Gli ultimi undici anni, dal 2012 al giugno 2023, sono stati sinonimo di desertificazione per il commercio al dettaglio triestino, con la scomparsa di 565 attività, un’emorragia che è stata inarrestabile in particolar modo nelle zone lontane dalla movida e dal passaggio dei flussi turistici dove hanno abbassato le serrande 496 attività, a fronte delle 69 che sono state costrette a farlo altrove.
A renderlo noto è l’”Osservatorio sulla demografia d’impresa nelle città italiane e nei centri storici” di Confcommercio che ha l’obiettivo di fotografare il trend appunto di commercio al dettaglio, servizi di alloggio e ristorazione nei territori.
Guardando alle singole categorie, le perdite maggiori sono state registrate fra i negozi specializzati con offerta commerciale eterogenea, passati da 710 a 448, con un saldo negativo di ben 262 unità e da quelli che proponevano articoli culturali e ricreativi (-113, da 222 a 109).
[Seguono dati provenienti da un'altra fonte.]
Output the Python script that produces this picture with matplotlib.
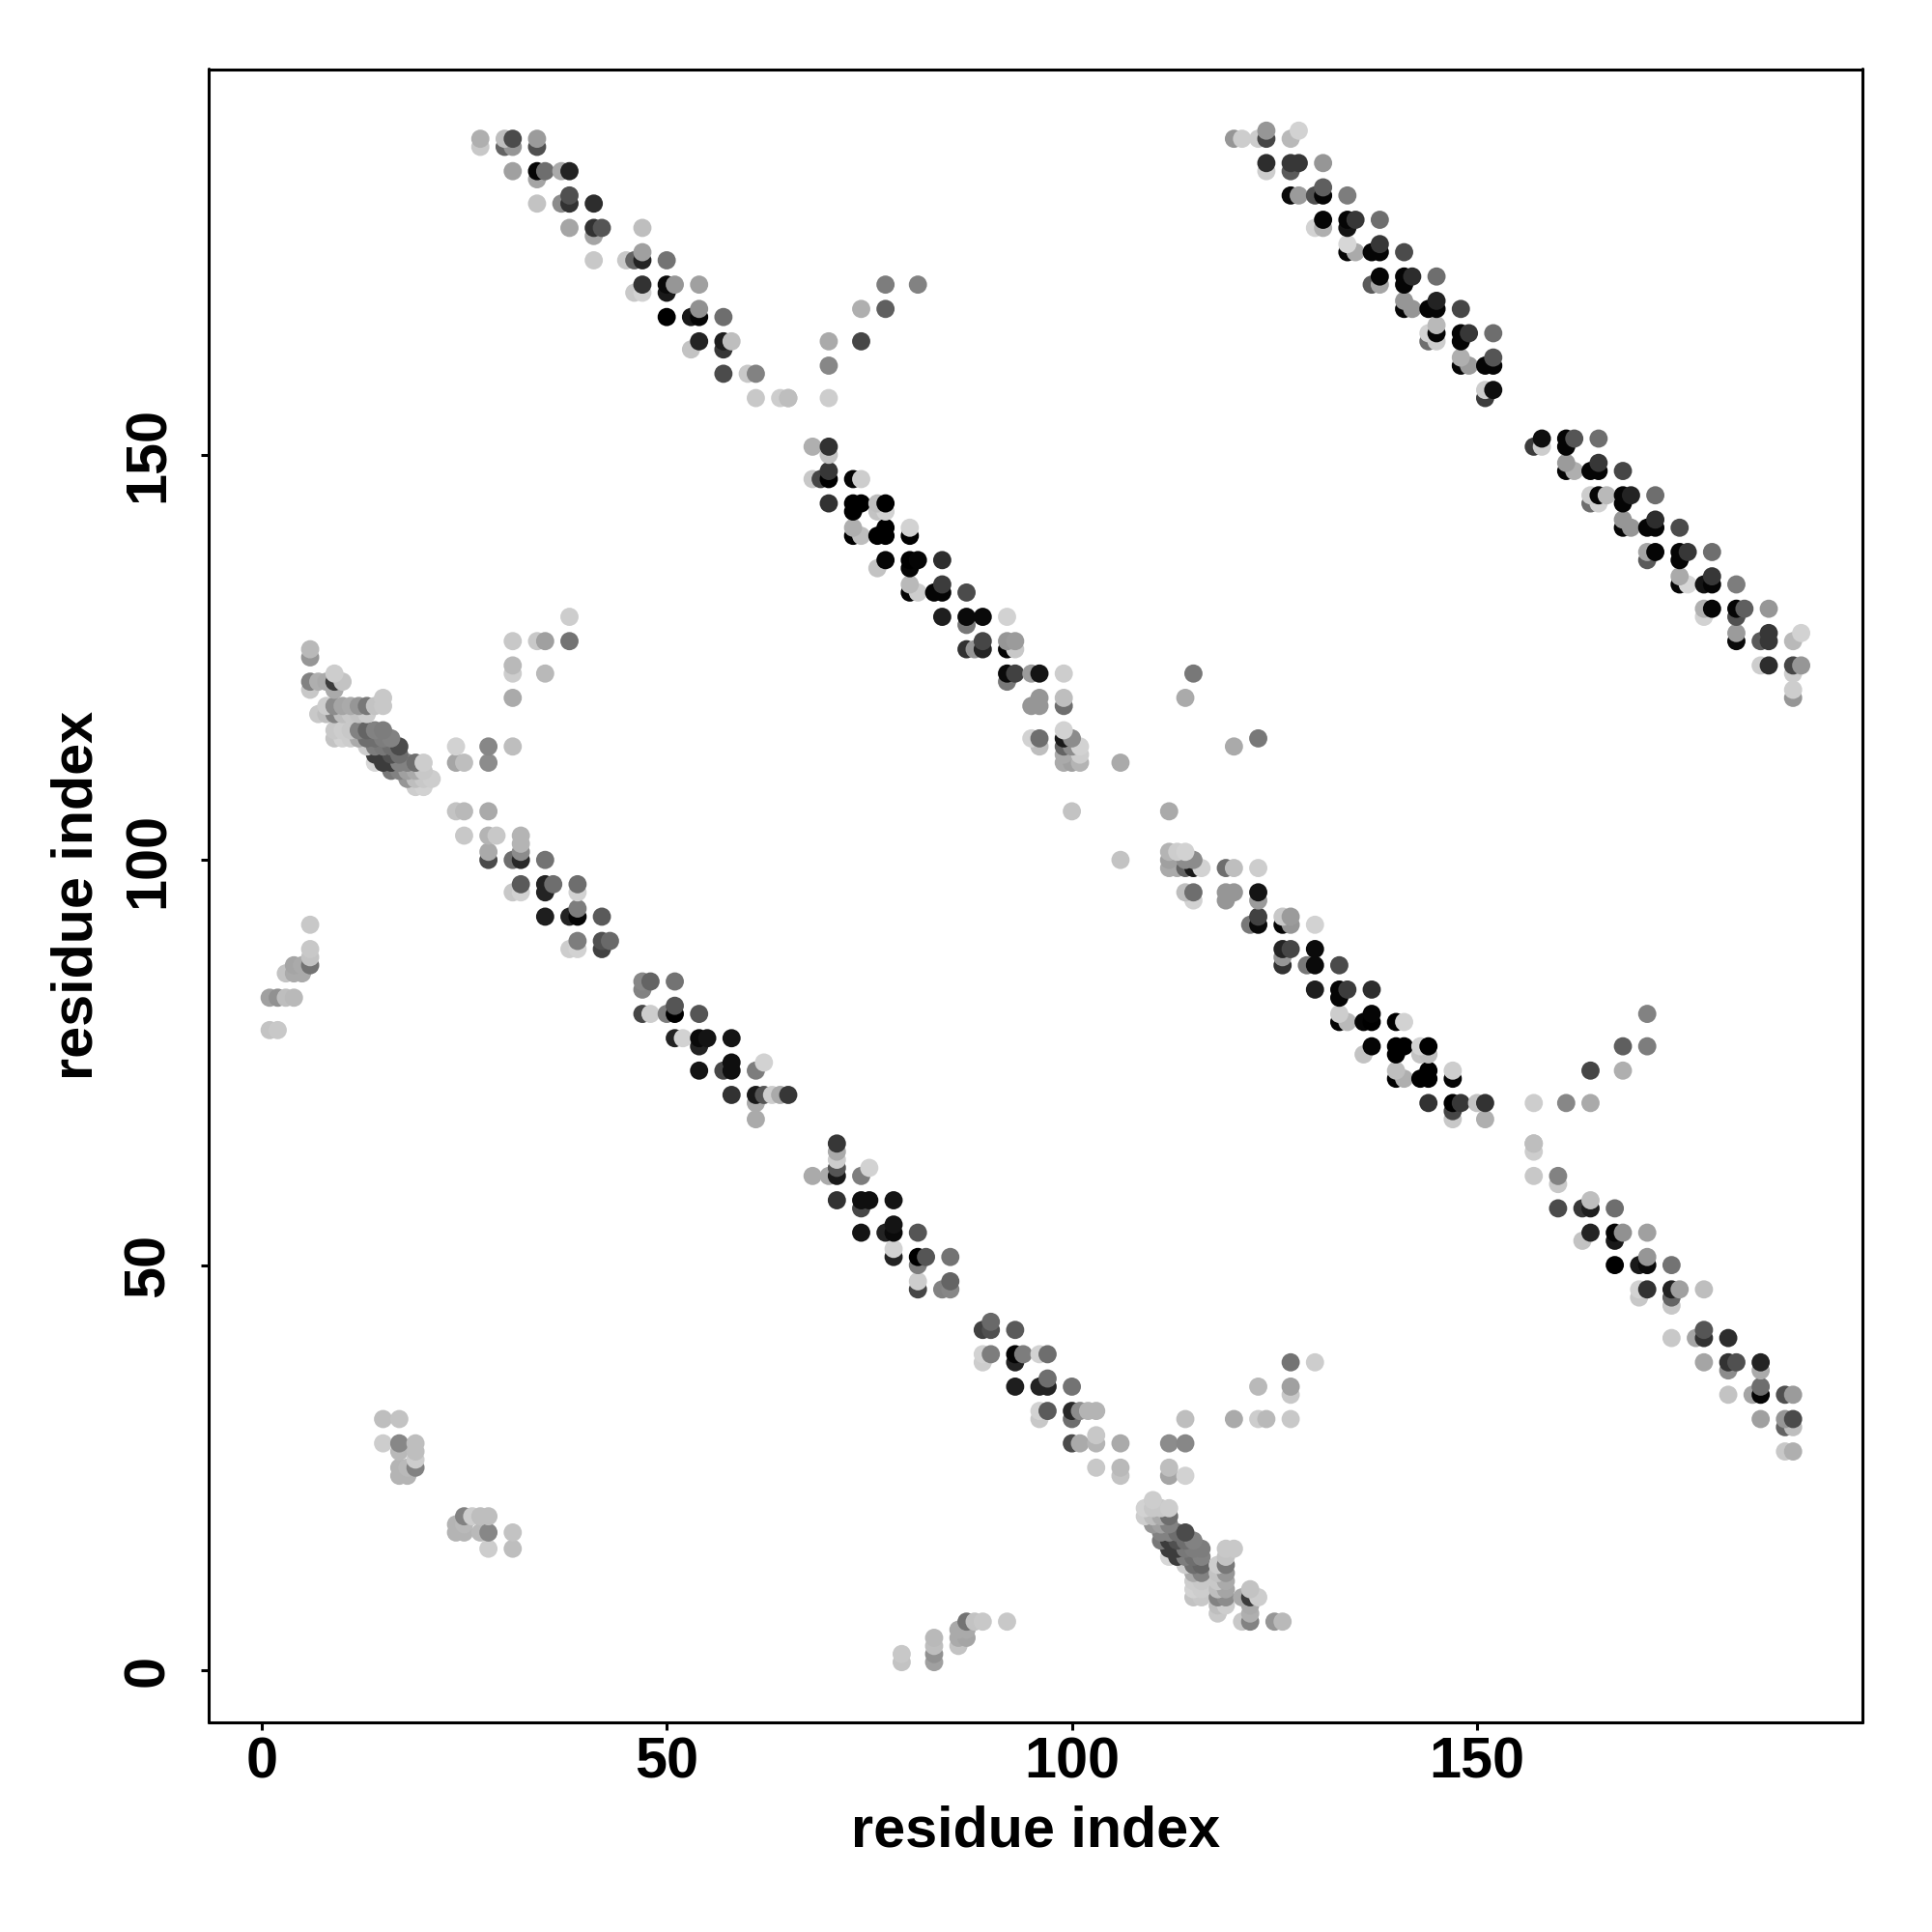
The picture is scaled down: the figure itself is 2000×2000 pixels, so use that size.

Flessione disastrosa, complessivamente superiore al 50%, anche per il commercio al dettaglio ambulante dovuta per lo più alla scomparsa su larga scala di queste attività al di fuori dei centri storici (da 136 a 67), una dinamica che è stata propria anche dei punti vendita specializzati in apparecchi di uso domestico, con la chiusura di ben 50 imprese, sulle 57 realtà in totale perdute, ubicate appunto in rioni e periferie.
Contrazione più lieve, invece, per il dettaglio di alimentari e bevande (-35, da 246 a 211), i tabacchi (-18) anche se, in riferimento a quest’ultimo segmento, va osservato come sul mercato siano rimaste solo, o quasi, le realtà multiservizi e i distributori di carburante (-8).
In controtendenza, invece, il commercio al dettaglio esercitato al di fuori attività stanziali, banchi e mercati, passate da 41 a 63, mentre non si sono registrate variazioni di rilievo per gli esercizi che propongono articoli di informatica e per le telecomunicazioni.
Più frammentato, invece, il quadro che l’Osservatorio offre in relazione ad alberghi, bar e ristoranti, un macro-area produttiva che ha assistito ad un decremento (-53 unità, da 1.111 a 1.058) dettato, pure in questa circostanza, dalla desertificazione commerciale delle zone semiperiferiche (-87) che non è stata sufficiente a compensare il trend espansivo di quelle centrali nelle quali invece c’è stata una crescita (+34).
Dettagliando ulteriormente, si può rilevare come la diminuzione sia stata da ascrivere al venir meno di parecchi bar e ristoranti (rispettivamente -76 e - 30 aziende), con l’abbandono di 85 insegne in rioni e periferie per i primi e di 40 in relazione invece ai secondi.
Un andamento negativo cui non è sufficiente contrapporre quello, positivo, legato alle attività di alloggio extralberghiere, più che raddoppiate (da 42 a 88) e agli hotel (+7).
Come ha evidenziato il presidente della Confcommercio giuliana, Antonio Paoletti, per il rilancio delle imprese di prossimità sanno fondamentali le politiche di riqualificazione urbane previste nell’ambito del PNRR e soprattutto l’avvio dei Distretti del Commercio, una progettualità nell’ambito della quale l’associazione di categoria ricoprirà un ruolo di primo piano soprattutto in termini di giunzione fra imprese e istituzioni, coordinamento, formazione e supporto a tutto campo agli operatori economici e alle attività di vicinato in generale, fondamentali anche per la fruibilità sociale degli spazi comuni di quartieri e periferie.